The single biggest piece of evidence against the existence of the Mecklenburg Declaration of Independence – or put differently, the lack of evidence in its favor – is the fact that no original copy of the document exists. The original records were all lost in a fire at the home of John McKnitt Alexander in 1800. Skeptics of the story allege that without the original document the story is unprovable.
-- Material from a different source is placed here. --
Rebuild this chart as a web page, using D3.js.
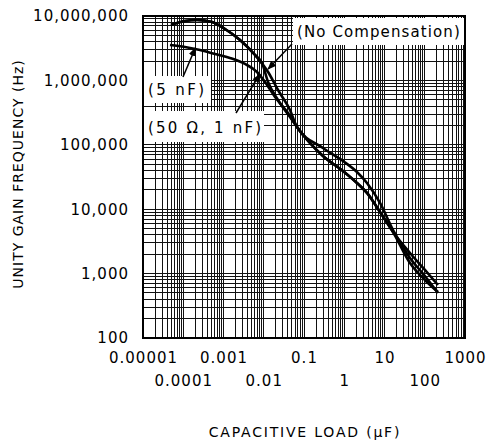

Skeptics of the story also have to contend with the various eyewitness testimonies that were collected around 1830, given by credible witnesses including Revolutionary war heroes and Presbyterian ministers. These witnesses, thirteen in number (along with several others, such as Robert Henry and Dr. Charles Caldwell who gave similar accounts) also corroborate the basic story that Mecklenburg County declared independence on 20 May 1775. Skeptics, however, dismiss the credibility of these accounts because they were made many decades after the fact, in some cases fifty years later.
But what the skeptics lacked was a unifying theory that could account for the admittedly circumstantial but nonetheless concrete evidence that seemed to strongly suggest that something happened in Mecklenburg in late May 1775. The foundation for their case was unearthed in 1838 when a historian named Peter Force discovered a series of “resolves” from a Committee in Charlotte-Town, dated 31 May 1775.
The preamble of the Resolves read:
“Whereas by an Address presented to His Majesty by both Houses of Parliament, in February last, the American colonies are declared to be in a state of actual rebellion, we conceive, that all laws and commissions confirmed by, or derived from the authority of the King or Parliament, are annulled and vacated, and the former civil constitution of these colonies, for the present, wholly suspended. To provide, in some degree, for the exigencies of this county, in the present alarming period, we deem it proper and necessary to pass the following Resolves.”
These became known as the “Mecklenburg Resolves” to differentiate them from the “Mecklenburg Declaration.” These Resolves became (and in fact remain) the key to the entire case for the skeptics of the story. According to their theory, the people of Charlotte passed the Mecklenburg Resolves on 31 May 1775 (which is unarguable, since they have been found), but these fall short of a declaration of independence.
According to this theory, when the witnesses gave their testimony in 1830, in their old age they conflated in their minds a true event (the Mecklenburg Resolves) with a fictitious one (the Mecklenburg Declaration). In short, the entire Mecklenburg Declaration story is simply a case of mistaken identity. To this day, whether the Mecklenburg Resolves are a part of the overall story (as the believers suggest) or the “real” document itself remains the crux of the Mecklenburg Controversy.
The preamble plus four resolves were from the Daily National Intelligencer (Washington, DC), December 18, 1838, 2. The text of the Resolves quoted in this chapter is from the original version of The South-Carolina Gazette; and Country Journal of June 13, 1775 [No. 498] held in the collection of the Charleston Library Society, Charleston, SC.